Gisela McDaniel. Photo by Megan McIsaac.

 

“I don't like statistics,” 25-year-old artist Gisela McDaniel offers from her Detroit studio. McDaniel makes opulent oil paintings rendered in thick color that already glow like gems before she ornaments them with women’s jewelry that she collects in thrift stores and recycling centers. Contemplating the fruits from her hauls, she continues, grimly, “but when I think about statistics, and I look at the jewelry that’s sitting in my studio—and I have tables of it—I think a lot of the jewelry was probably worn by survivors of sexual violence.”

Gisela McDaniel

Based in her own experience of healing from sexual trauma, McDaniel’s work is motivated by a deep drive to honor and witness the stories of other survivors, and in doing so to facilitate their healing too. McDaniel’s paintings have always been made in close contact with her subjects, who she calls her collaborators. The women, who are often indigenous or of color, work with McDaniel to determine how they will be represented. McDaniel also conducts interviews with each woman, the audio recordings of which are put onto USB drives that travel with the paintings wherever they go so that the image is never severed from the story it came out of, and the people in them are never just seen, but always heard, too. Sometimes, the jewelry in the paintings belongs to the women themselves and, recently, past subjects have started coming back to give McDaniel material to incorporate into another person’s painting, a gesture she sees as “an act of solidarity.” Often, these women, who McDaniel has met independently of each other, get to encounter one another in the space of her practice.

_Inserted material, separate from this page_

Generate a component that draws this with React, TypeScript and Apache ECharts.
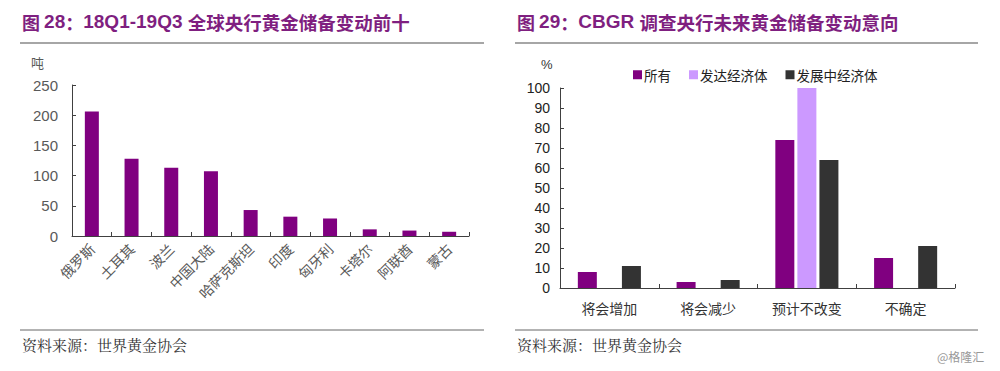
import React, { useEffect, useRef } from "react";
import * as echarts from "echarts";

const leftCategories = ["俄罗斯", "土耳其", "波兰", "中国大陆", "哈萨克斯坦", "印度", "匈牙利", "卡塔尔", "阿联酋", "蒙古"];
const leftValues = [206, 128, 113, 107, 43, 32, 29, 11, 9, 7];
const leftTicks = [0, 50, 100, 150, 200, 250];

const rightCategories = ["将会增加", "将会减少", "预计不改变", "不确定"];
const seriesAll = [8, 3, 74, 15];
const seriesDeveloped = [0, 0, 100, 0];
const seriesDeveloping = [11, 4, 64, 21];
const rightTicks = [0, 10, 20, 30, 40, 50, 60, 70, 80, 90, 100];

const PURPLE = "#800080";
const LAVENDER = "#CC99FF";
const DARK = "#333333";
const TITLE = "#7F1F80";
const CJK = "'Noto Sans CJK SC', sans-serif";
const ARIAL = "'Liberation Sans', Arial, sans-serif";

const titleRich = {
  c: { fontSize: 18, fontWeight: "bold", fill: TITLE, fontFamily: CJK },
  a: { fontSize: 19, fontWeight: "bold", fill: TITLE, fontFamily: ARIAL },
  s: { fontSize: 18.5, fontWeight: "bold", fill: TITLE, fontFamily: CJK },
};

export default function App() {
  const ref = useRef<HTMLDivElement>(null);
  useEffect(() => {
    document.body.style.margin = "0";
    const chart = echarts.init(ref.current!, null, { renderer: "svg" });
    const axisLine = { show: true, lineStyle: { color: "#404040", width: 1 } };
    chart.setOption({
      animation: false,
      backgroundColor: "#ffffff",
      grid: [
        { left: 72, top: 85, width: 397, height: 151 },
        { left: 560, top: 88, width: 395, height: 200 },
      ],
      legend: {
        left: 628,
        top: 63,
        itemWidth: 9,
        itemHeight: 9,
        itemGap: 18,
        icon: "rect",
        textStyle: { fontSize: 13.5, color: "#222", fontFamily: CJK, padding: [0, 0, 0, -3] },
        data: ["所有", "发达经济体", "发展中经济体"],
      },
      xAxis: [
        {
          gridIndex: 0,
          type: "category",
          data: leftCategories,
          axisLine,
          axisTick: { show: true, inside: true, length: 4, lineStyle: { color: "#404040" } },
          axisLabel: { rotate: 45, fontSize: 14, color: "#595959", fontFamily: CJK, margin: 10, interval: 0 },
        },
        {
          gridIndex: 1,
          type: "category",
          data: rightCategories,
          axisLine,
          axisTick: { show: true, inside: true, length: 4, lineStyle: { color: "#404040" } },
          axisLabel: { fontSize: 14, color: "#333", fontFamily: CJK, margin: 13, interval: 0 },
        },
      ],
      yAxis: [
        {
          gridIndex: 0,
          type: "value",
          min: leftTicks[0],
          max: leftTicks[leftTicks.length - 1],
          interval: 50,
          axisLine,
          axisTick: { show: true, inside: true, length: 4, lineStyle: { color: "#404040" } },
          splitLine: { show: false },
          axisLabel: { fontSize: 15, color: "#595959", fontFamily: ARIAL, margin: 14 },
        },
        {
          gridIndex: 1,
          type: "value",
          min: rightTicks[0],
          max: rightTicks[rightTicks.length - 1],
          interval: 10,
          axisLine,
          axisTick: { show: true, inside: true, length: 4, lineStyle: { color: "#404040" } },
          splitLine: { show: false },
          axisLabel: { fontSize: 14, color: "#222", fontFamily: ARIAL, margin: 10 },
        },
      ],
      series: [
        {
          type: "bar",
          xAxisIndex: 0,
          yAxisIndex: 0,
          data: leftValues,
          barWidth: 14,
          itemStyle: { color: PURPLE },
        },
        {
          name: "所有",
          type: "bar",
          xAxisIndex: 1,
          yAxisIndex: 1,
          data: seriesAll,
          barWidth: 19,
          barGap: "16%",
          itemStyle: { color: PURPLE },
        },
        {
          name: "发达经济体",
          type: "bar",
          xAxisIndex: 1,
          yAxisIndex: 1,
          data: seriesDeveloped,
          barWidth: 19,
          barGap: "16%",
          itemStyle: { color: LAVENDER },
        },
        {
          name: "发展中经济体",
          type: "bar",
          xAxisIndex: 1,
          yAxisIndex: 1,
          data: seriesDeveloping,
          barWidth: 19,
          barGap: "16%",
          itemStyle: { color: DARK },
        },
      ],
      graphic: [
        {
          type: "text",
          left: 22,
          top: 12,
          style: { text: "{c|图 }{a|28}{c|：}{a|18Q1-19Q3 }{s|全球央行黄金储备变动前十}", rich: titleRich },
        },
        {
          type: "text",
          left: 517,
          top: 12,
          style: { text: "{c|图 }{a|29}{c|：}{a|CBGR }{s|调查央行未来黄金储备变动意向}", rich: titleRich },
        },
        { type: "line", shape: { x1: 20, y1: 43, x2: 484, y2: 43 }, style: { stroke: "#888", lineWidth: 1.5 } },
        { type: "line", shape: { x1: 515, y1: 43, x2: 978, y2: 43 }, style: { stroke: "#888", lineWidth: 1.5 } },
        { type: "line", shape: { x1: 20, y1: 330, x2: 484, y2: 330 }, style: { stroke: "#666", lineWidth: 1 } },
        { type: "line", shape: { x1: 515, y1: 330, x2: 978, y2: 330 }, style: { stroke: "#666", lineWidth: 1 } },
        { type: "text", left: 31, top: 56, style: { text: "吨", fontSize: 13, fill: "#595959", fontFamily: CJK } },
        { type: "text", left: 541, top: 58, style: { text: "%", fontSize: 13, fill: "#333", fontFamily: ARIAL } },
        {
          type: "text",
          left: 22,
          top: 337,
          style: { text: "资料来源：世界黄金协会", fontSize: 15, fill: "#333", fontFamily: "'Noto Serif CJK SC', 'Noto Sans CJK SC', serif" },
        },
        {
          type: "text",
          left: 517,
          top: 337,
          style: { text: "资料来源：世界黄金协会", fontSize: 15, fill: "#333", fontFamily: "'Noto Serif CJK SC', 'Noto Sans CJK SC', serif" },
        },
        { type: "text", left: 937, top: 350, style: { text: "@格隆汇", fontSize: 12, fill: "#999", fontFamily: CJK } },
      ],
    });
    return () => chart.dispose();
  }, []);
  return <div ref={ref} style={{ position: "absolute", left: 0, top: 0, width: 1000, height: 371 }} />;
}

McDaniel is no stranger to the power of community in the face of a world hostile to one’s own existence. She cites her experience growing up as an indigenous person in a primarily white town as formative in that regard. With a solo exhibition at Pilar Corrias just behind her—the artist’s first with the London gallery—McDaniel is focusing back on her network and plans to host her next show in the intimate space of her studio.